[PROMPT] Quote every line of the data below as it stands, omitting pictures.

⟨

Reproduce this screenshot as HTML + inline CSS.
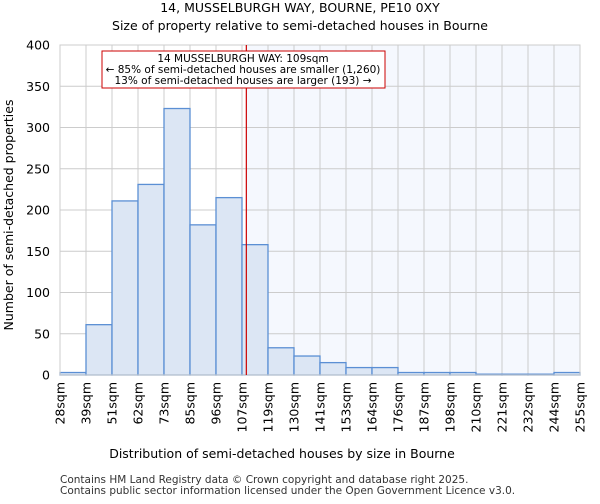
<!DOCTYPE html>
<html><head><meta charset="utf-8"><style>
body{margin:0;background:#fff;font-family:"DejaVu Sans","Liberation Sans",sans-serif;}
</style></head><body>
<svg width="600" height="500" xmlns="http://www.w3.org/2000/svg" font-family="DejaVu Sans, Liberation Sans, sans-serif">
<text x="300" y="12" text-anchor="middle" font-size="12.5">14, MUSSELBURGH WAY, BOURNE, PE10 0XY</text>
<text x="300" y="30" text-anchor="middle" font-size="12.5">Size of property relative to semi-detached houses in Bourne</text>
<g id="plot"></g>
<text x="282" y="458" text-anchor="middle" font-size="12.5">Distribution of semi-detached houses by size in Bourne</text>
<text transform="translate(13,215) rotate(-90)" text-anchor="middle" font-size="12.5">Number of semi-detached properties</text>
<text x="60" y="483" font-size="10.5" fill="#333">Contains HM Land Registry data © Crown copyright and database right 2025.</text>
<text x="60" y="494" font-size="10.5" fill="#333">Contains public sector information licensed under the Open Government Licence v3.0.</text>
</svg>
<script>
const binLabels=["28sqm","39sqm","51sqm","62sqm","73sqm","85sqm","96sqm","107sqm","119sqm","130sqm","141sqm","153sqm","164sqm","176sqm","187sqm","198sqm","210sqm","221sqm","232sqm","244sqm","255sqm"];
const binEdges=[28,39,51,62,73,85,96,107,119,130,141,153,164,176,187,198,210,221,232,244,255];
const counts=[3,61,211,231,323,182,215,158,33,23,15,9,9,3,3,3,1,1,1,3];
const yTicks=[0,50,100,150,200,250,300,350,400];
const subjectSize=109;
const NS="http://www.w3.org/2000/svg";
const g=document.getElementById('plot');
const L=60,R=580,T=45,B=375,n=counts.length,bw=(R-L)/n;
const y=v=>B-(v/400)*(B-T);
const xi=i=>L+i*bw;
function xv(v){for(let i=0;i<binEdges.length-1;i++){if(v<=binEdges[i+1])return xi(i)+bw*(v-binEdges[i])/(binEdges[i+1]-binEdges[i]);}return R;}
function mk(t,a){const e=document.createElementNS(NS,t);for(const k in a)e.setAttribute(k,a[k]);g.appendChild(e);return e;}
const sx=xv(subjectSize);
let e=mk('rect',{x:sx,y:T,width:R-sx,height:B-T,fill:'#f5f8fe'});


for(let i=0;i<=n;i++){e=mk('line',{x1:xi(i),x2:xi(i),y1:T,y2:B,stroke:'#cccccc'});

}
yTicks.forEach(v=>{e=mk('line',{x1:L,x2:R,y1:y(v),y2:y(v),stroke:'#cccccc'});


const t=mk('text',{x:L-10,y:y(v)+4.5,'text-anchor':'end','font-size':'12.5'});t.textContent=v;

});
counts.forEach((c,i)=>{const r=mk('rect',{x:xi(i),y:y(c),width:bw,height:B-y(c),fill:'#dce6f4',stroke:'#5b8fd4','stroke-width':1.3});

});
binLabels.forEach((l,i)=>{const t=mk('text',{transform:`translate(${xi(i)+4.5},382) rotate(-90)`,'text-anchor':'end','font-size':'12.5'});t.textContent=l;

});
e=mk('rect',{x:L,y:T,width:R-L,height:B-T,fill:'none',stroke:'#cccccc'});


e=mk('line',{x1:sx,x2:sx,y1:T,y2:B,stroke:'#cc0000','stroke-width':1.2});


e=mk('rect',{x:102,y:51,width:283,height:37,fill:'#fff',stroke:'#cc0000'});


["14 MUSSELBURGH WAY: 109sqm","← 85% of semi-detached houses are smaller (1,260)","13% of semi-detached houses are larger (193) →"].forEach((s,i)=>{const t=mk('text',{x:243,y:62+i*11,'text-anchor':'middle','font-size':'10.5'});t.textContent=s;

});
</script>
</body></html>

⟩

[SOLVED PROBLEM]
Reproduce this screenshot as HTML + inline CSS.
<!DOCTYPE html>
<html><head><meta charset="utf-8"><style>
body{margin:0;background:#fff;font-family:"DejaVu Sans","Liberation Sans",sans-serif;}
</style></head><body>
<svg width="600" height="500" xmlns="http://www.w3.org/2000/svg" font-family="DejaVu Sans, Liberation Sans, sans-serif">
<text x="300" y="12" text-anchor="middle" font-size="12.5">14, MUSSELBURGH WAY, BOURNE, PE10 0XY</text>
<text x="300" y="30" text-anchor="middle" font-size="12.5">Size of property relative to semi-detached houses in Bourne</text>
<g id="plot"></g>
<text x="282" y="458" text-anchor="middle" font-size="12.5">Distribution of semi-detached houses by size in Bourne</text>
<text transform="translate(13,215) rotate(-90)" text-anchor="middle" font-size="12.5">Number of semi-detached properties</text>
<text x="60" y="483" font-size="10.5" fill="#333">Contains HM Land Registry data © Crown copyright and database right 2025.</text>
<text x="60" y="494" font-size="10.5" fill="#333">Contains public sector information licensed under the Open Government Licence v3.0.</text>
</svg>
<script>
const binLabels=["28sqm","39sqm","51sqm","62sqm","73sqm","85sqm","96sqm","107sqm","119sqm","130sqm","141sqm","153sqm","164sqm","176sqm","187sqm","198sqm","210sqm","221sqm","232sqm","244sqm","255sqm"];
const binEdges=[28,39,51,62,73,85,96,107,119,130,141,153,164,176,187,198,210,221,232,244,255];
const counts=[3,61,211,231,323,182,215,158,33,23,15,9,9,3,3,3,1,1,1,3];
const yTicks=[0,50,100,150,200,250,300,350,400];
const subjectSize=109;
const NS="http://www.w3.org/2000/svg";
const g=document.getElementById('plot');
const L=60,R=580,T=45,B=375,n=counts.length,bw=(R-L)/n;
const y=v=>B-(v/400)*(B-T);
const xi=i=>L+i*bw;
function xv(v){for(let i=0;i<binEdges.length-1;i++){if(v<=binEdges[i+1])return xi(i)+bw*(v-binEdges[i])/(binEdges[i+1]-binEdges[i]);}return R;}
function mk(t,a){const e=document.createElementNS(NS,t);for(const k in a)e.setAttribute(k,a[k]);g.appendChild(e);return e;}
const sx=xv(subjectSize);
let e=mk('rect',{x:sx,y:T,width:R-sx,height:B-T,fill:'#f5f8fe'});


for(let i=0;i<=n;i++){e=mk('line',{x1:xi(i),x2:xi(i),y1:T,y2:B,stroke:'#cccccc'});

}
yTicks.forEach(v=>{e=mk('line',{x1:L,x2:R,y1:y(v),y2:y(v),stroke:'#cccccc'});


const t=mk('text',{x:L-10,y:y(v)+4.5,'text-anchor':'end','font-size':'12.5'});t.textContent=v;

});
counts.forEach((c,i)=>{const r=mk('rect',{x:xi(i),y:y(c),width:bw,height:B-y(c),fill:'#dce6f4',stroke:'#5b8fd4','stroke-width':1.3});

});
binLabels.forEach((l,i)=>{const t=mk('text',{transform:`translate(${xi(i)+4.5},382) rotate(-90)`,'text-anchor':'end','font-size':'12.5'});t.textContent=l;

});
e=mk('rect',{x:L,y:T,width:R-L,height:B-T,fill:'none',stroke:'#cccccc'});


e=mk('line',{x1:sx,x2:sx,y1:T,y2:B,stroke:'#cc0000','stroke-width':1.2});


e=mk('rect',{x:102,y:51,width:283,height:37,fill:'#fff',stroke:'#cc0000'});


["14 MUSSELBURGH WAY: 109sqm","← 85% of semi-detached houses are smaller (1,260)","13% of semi-detached houses are larger (193) →"].forEach((s,i)=>{const t=mk('text',{x:243,y:62+i*11,'text-anchor':'middle','font-size':'10.5'});t.textContent=s;

});
</script>
</body></html>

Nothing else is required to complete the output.